Duty to Report to Child Abuse and Neglect
- The Duty to Report a reasonable suspicion that a child is or may be in need of protection continues to apply in respect of children under 16
- A person MAY make a report concerning a 16 or 17 year old
We understand that reporting child abuse is a stressful decision taken thoughtfully. While reporting suspicions of child abuse and neglect for this age group is discretionary, we strongly encourage you to do so and let CAS assess risk and make decisions as to whether service is required. In this way, we can work together to make sure that those needing child protection services receive them.
More key changes
- A new voluntary agreement will be available for youth who are 16- and 17-years-old who need a placement outside of their home (referred to as Voluntary Youth Services Agreement (VYSA), and
- Continued Care and Support for Youth (CCSY) will be provided for youth where a VYSA ends at the time of their 18th birthday.

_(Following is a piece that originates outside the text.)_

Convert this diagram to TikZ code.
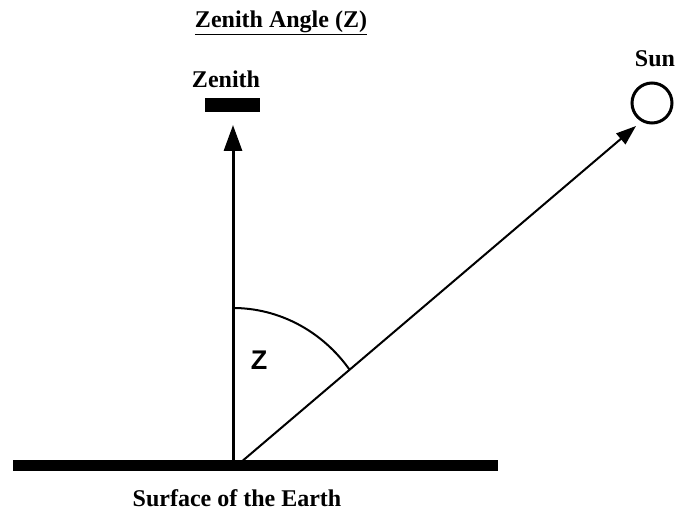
\documentclass[tikz,border=0pt]{standalone}
\usepackage{fontspec}
\setmainfont{Liberation Serif}
\newfontfamily\zfont{Liberation Sans}
\usetikzlibrary{arrows.meta}
\begin{document}
\begin{tikzpicture}[x=1pt,y=-1pt,
  lbl/.style={font=\fontsize{24}{26}\selectfont\bfseries, inner sep=0pt, anchor=base},
  ray/.style={line width=2pt, -{Triangle[length=20pt,width=14pt]}}]
\useasboundingbox (0,0) rectangle (675,510);
% ground
\fill (13,460) rectangle (498,471);
\coordinate (base) at (233,465);
\coordinate (sbase) at (240,463);
% zenith
\node[lbl] (title) at (281,28) {\underline{Zenith Angle (Z)}};
\node[lbl] (zen) at (226,88) {Zenith};
\node[fill=black, minimum width=55pt, minimum height=14pt, inner sep=0pt] (bar) at (232.5,105) {};
\coordinate (ztop) at (233,125);
\draw[line width=3pt, -{Triangle[length=26pt,width=18pt]}] (base) -- (ztop);
% sun
\node[draw, circle, line width=3pt, minimum size=40pt, inner sep=0pt] (sun) at (652,103) {};
\node[lbl] (sunlbl) at (655,67) {Sun};
\coordinate (stip) at (636,126);
\draw[ray] (sbase) -- (stip);
% angle arc
\draw[line width=2pt] (233,308) arc[start angle=90, end angle=36.9, x radius=146, y radius=-155];
\node[font=\zfont\bfseries\fontsize{27}{30}\selectfont, inner sep=0pt] (zlbl) at (259,360) {Z};
\node[lbl] (surf) at (237,506) {Surface of the Earth};
\end{tikzpicture}
\end{document}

Service for 16 and 17 year olds will be guided by the following principles:
Youth-Centered Protection Service: Youth receiving service may have experienced traumatic events or circumstances. CASs will actively engage the youth to build on their strengths and support them to make decisions that help minimize risk and promote their best interests, safety and well-being.
Least Disruptive Approach: Youth are often best supported within their families, extended families and communities. Our approach will involve people important to youth in decision making about youth’s safety and well-being.
Permanency: Youth who are 16 and 17 years old are beginning the transition to independence and adulthood; CASs will help them to identify their goals. Service will support the youth in identifying and developing permanent relationships that are meaningful and beneficial to them while incorporating broad definitions of family, extended family, kin and community.
Connection to Kin, Community & Culture: Maintaining connections to kin, community and culture are necessary for permanency planning and positive outcomes for youth. FCSLLG continues its efforts to address the disproportionality and systemic inequities that effect youth. We are committed to engage in culturally safe practices and support the removal of structural barriers that impact all marginalized youth.